For our wine example, our majority class baseline is 0, because in the training set there were 60 zeros and 29 ones. We can look this up by asking numpy to return the counts of the unique values of the Class variable:
uniqueValues, occurCount = np.unique(
training_set["Class"], return_counts=True)
print("Unique Values : " , uniqueValues)
print("Count : ", occurCount)
Unique Values : [0 1]
Count : [60 29]
What if we now predict 0 for every observation in the test set? To see, let’s first get the count of zeros in the test set:
uniqueValues_test, occurCount_test = np.unique(
test_set["Class"], return_counts=True)
print("Unique Values (test) : " , uniqueValues_test)
print("Count (test) : ", occurCount_test)
Unique Values (test) : [0 1]
Count (test) : [59 30]
There were 59, and we would get every one correct. We would get 30 wrong. More formally we can calculate the accuracy as:
npredictions = len(test_set["Class"])
modal_guess_accuracy = occurCount_test[0] / npredictions
modal_guess_accuracy
0.6629213483146067
This is simply calculating the number of correct predictions (the number of true zeros in the test set) divided by the number of predictions (the size of the test set). Thus the accuracy is 0.66. This implies our \(kNN\) model improves over this majority class “best guess”.

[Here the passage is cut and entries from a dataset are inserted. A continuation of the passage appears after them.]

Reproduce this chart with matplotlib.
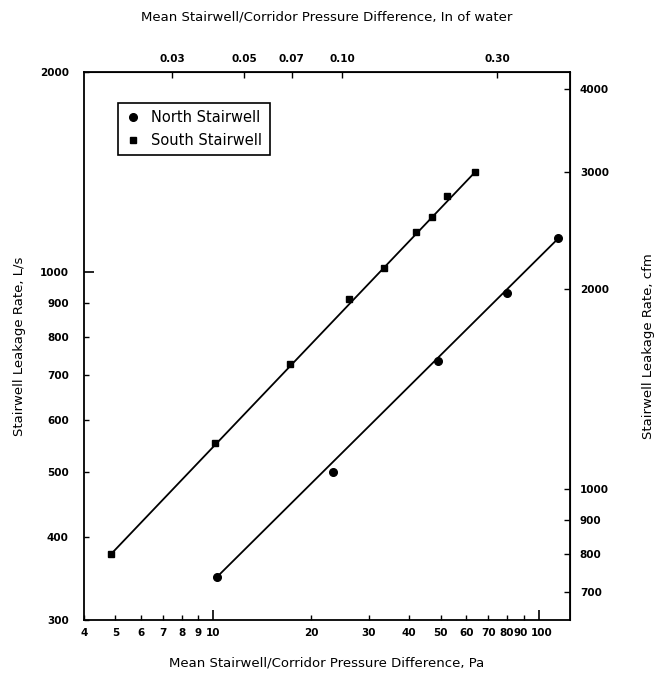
import numpy as np
import matplotlib
matplotlib.use("Agg")
import matplotlib.pyplot as plt
from matplotlib.ticker import FixedLocator, FixedFormatter, NullLocator
from matplotlib.transforms import ScaledTranslation

# Data
south_pa = [4.85, 10.1, 17.2, 26.2, 33.4, 41.9, 46.9, 52.4, 63.8]
south_ls = [377, 553, 728, 910, 1016, 1148, 1212, 1302, 1414]
north_pa = [10.25, 23.4, 49.2, 79.8, 115]
north_ls = [348, 500, 735, 930, 1124]

x_major = [10, 100]
x_minor = [4, 5, 6, 7, 8, 9, 20, 30, 40, 50, 60, 70, 80, 90]
y_major = [1000]
y_minor = [300, 400, 500, 600, 700, 800, 900, 2000]
top_ticks = [0.03, 0.05, 0.07, 0.10, 0.30]
top_labels = ["0.03", "0.05", "0.07", "0.10", "0.30"]
right_ticks = [700, 800, 900, 1000, 2000, 3000, 4000]

PA_PER_INWATER = 249.0
CFM_PER_LS = 2.1189

fig = plt.figure(figsize=(6.66, 6.86), dpi=100)
ax = fig.add_axes([0.126, 0.0962, 0.730, 0.799])
ax.set_xscale("log")
ax.set_yscale("log")
ax.set_xlim(4, 125)
ax.set_ylim(300, 2000)

# straight lines joining first and last points of each series
ax.plot([south_pa[0], south_pa[-1]], [south_ls[0], south_ls[-1]], color="black", lw=1.3)
ax.plot([north_pa[0], north_pa[-1]], [north_ls[0], north_ls[-1]], color="black", lw=1.3)

ax.plot(north_pa, north_ls, "o", color="black", ms=5.5, label="North Stairwell", linestyle="none")
ax.plot(south_pa, south_ls, "s", color="black", ms=5, label="South Stairwell", linestyle="none")

ax.xaxis.set_major_locator(FixedLocator(x_major))
ax.xaxis.set_major_formatter(FixedFormatter([str(v) for v in x_major]))
ax.xaxis.set_minor_locator(FixedLocator(x_minor))
ax.xaxis.set_minor_formatter(FixedFormatter([str(v) for v in x_minor]))
ax.yaxis.set_major_locator(FixedLocator(y_major))
ax.yaxis.set_major_formatter(FixedFormatter([str(v) for v in y_major]))
ax.yaxis.set_minor_locator(FixedLocator(y_minor))
ax.yaxis.set_minor_formatter(FixedFormatter([str(v) for v in y_minor]))

ax.tick_params(which="major", direction="in", length=7, width=1.2, pad=6)
ax.tick_params(which="minor", direction="in", length=3.5, width=1.0, pad=6)
ax.tick_params(axis="y", which="both", pad=11)
for lab in ax.get_xticklabels(which="both") + ax.get_yticklabels(which="both"):
    lab.set_fontsize(7.5)
    lab.set_fontweight("bold")

fig.canvas.draw()
for lab in ax.get_xticklabels(which="both"):
    if lab.get_text() == "90":
        lab.set_transform(lab.get_transform() + ScaledTranslation(-2 / 72, 0, fig.dpi_scale_trans))
    if lab.get_text() == "100":
        lab.set_transform(lab.get_transform() + ScaledTranslation(2.5 / 72, 0, fig.dpi_scale_trans))

for s in ax.spines.values():
    s.set_linewidth(1.3)

# Top axis: inches of water
top = ax.secondary_xaxis("top", functions=(lambda p: p / PA_PER_INWATER,
                                           lambda w: w * PA_PER_INWATER))
top.xaxis.set_major_locator(FixedLocator(top_ticks))
top.xaxis.set_major_formatter(FixedFormatter(top_labels))
top.xaxis.set_minor_locator(NullLocator())
top.tick_params(direction="in", length=4, width=1.0, pad=6, labelsize=7.5)
for lab in top.get_xticklabels():
    lab.set_fontweight("bold")
top.set_xlabel("Mean Stairwell/Corridor Pressure Difference, In of water",
               fontsize=9.5, labelpad=24)

# Right axis: cfm
right = ax.secondary_yaxis("right", functions=(lambda q: q * CFM_PER_LS,
                                               lambda c: c / CFM_PER_LS))
right.yaxis.set_major_locator(FixedLocator(right_ticks))
right.yaxis.set_major_formatter(FixedFormatter([str(v) for v in right_ticks]))
right.yaxis.set_minor_locator(NullLocator())
right.tick_params(direction="in", length=4, width=1.0, pad=7, labelsize=7.5)
for lab in right.get_yticklabels():
    lab.set_fontweight("bold")
right.set_ylabel("Stairwell Leakage Rate, cfm", fontsize=9.5, labelpad=24,
                 rotation=90)

ax.set_xlabel("Mean Stairwell/Corridor Pressure Difference, Pa", fontsize=9.5, labelpad=13)
ax.set_ylabel("Stairwell Leakage Rate, L/s", fontsize=9.5, labelpad=10)

leg = ax.legend(loc="upper left", bbox_to_anchor=(0.07, 0.943), borderaxespad=0,
                fontsize=10.5, frameon=True, fancybox=False, edgecolor="black",
                framealpha=1, handlelength=1.0, handletextpad=0.8, borderpad=0.5,
                labelspacing=0.5)
leg.get_frame().set_linewidth(1.2)

fig.savefig("out.png", dpi=100)
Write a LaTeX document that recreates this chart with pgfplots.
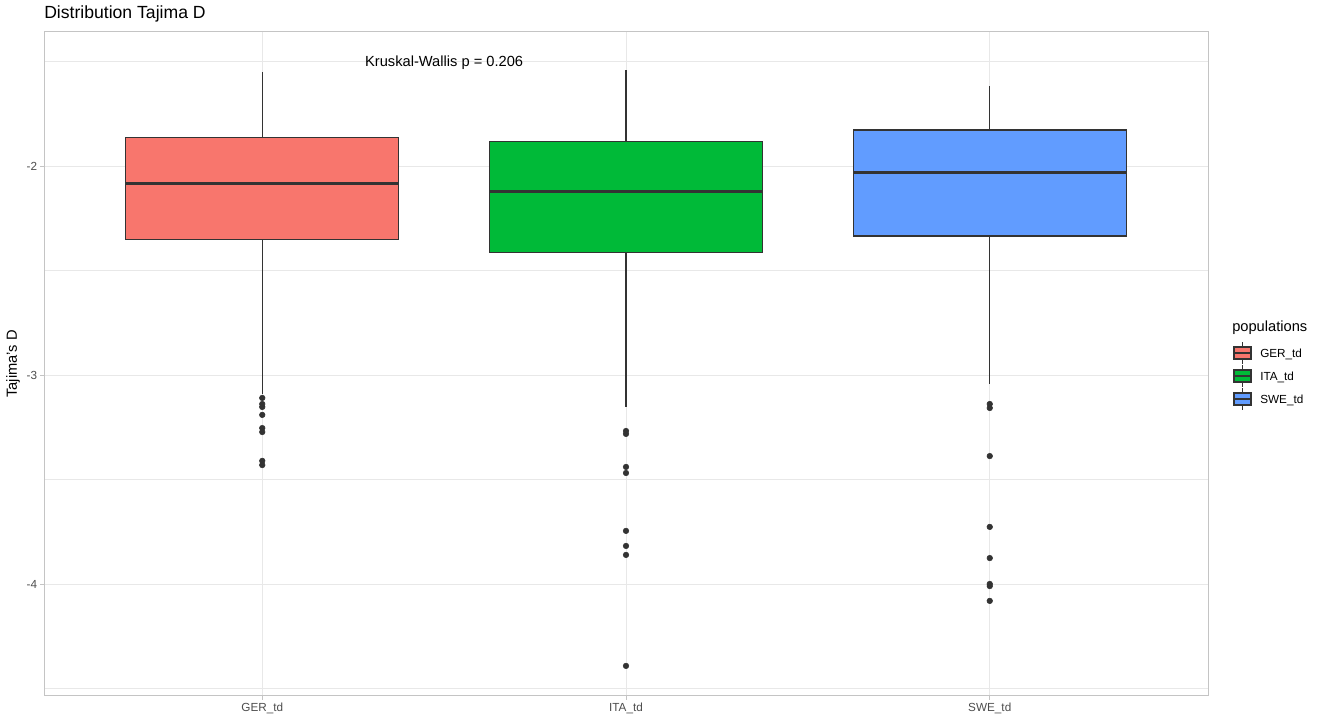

Aside: using Scikit-learn#
Our efforts above used handwritten functions, mostly for pedagogical purposes: we want you to see how the methods work from ‘scratch’. But there are many packages in Python that will do the implementation for you. Scikit-learn is one such package. To introduce it to you, and to make it clear that (ultimately) it is reproducing what we did above, here is some equivalent code:
from sklearn.neighbors import KNeighborsClassifier
This imports the relevant package. We next create the model, giving it the key piece of information regarding the number of nearest neighbors to use:
knn = KNeighborsClassifier(n_neighbors=5)
Next, we set up the training and test sets. These involve the training_set and test_set we created above, and requires that we break things into the relevant features and the outcomes.
X_train = training_set.drop(["Class"], axis=1)
X_test = test_set.drop(["Class"], axis=1)
Y_train = training_set["Class"]
Y_test = test_set["Class"]
We train the model using the .fit() function:
knn.fit(X_train, Y_train)
KNeighborsClassifier()
We then provide a prediction for the test_set using this model applied to the features of that test set:
y_pred = knn.predict(X_test)
Finally, we can compare the predicted class of our observations to the actual class of the observations (using the metrics module):
from sklearn import metrics
print("Accuracy:",metrics.accuracy_score(Y_test, y_pred))
Accuracy: 0.8764044943820225
This is as expected – and identical to our answer above.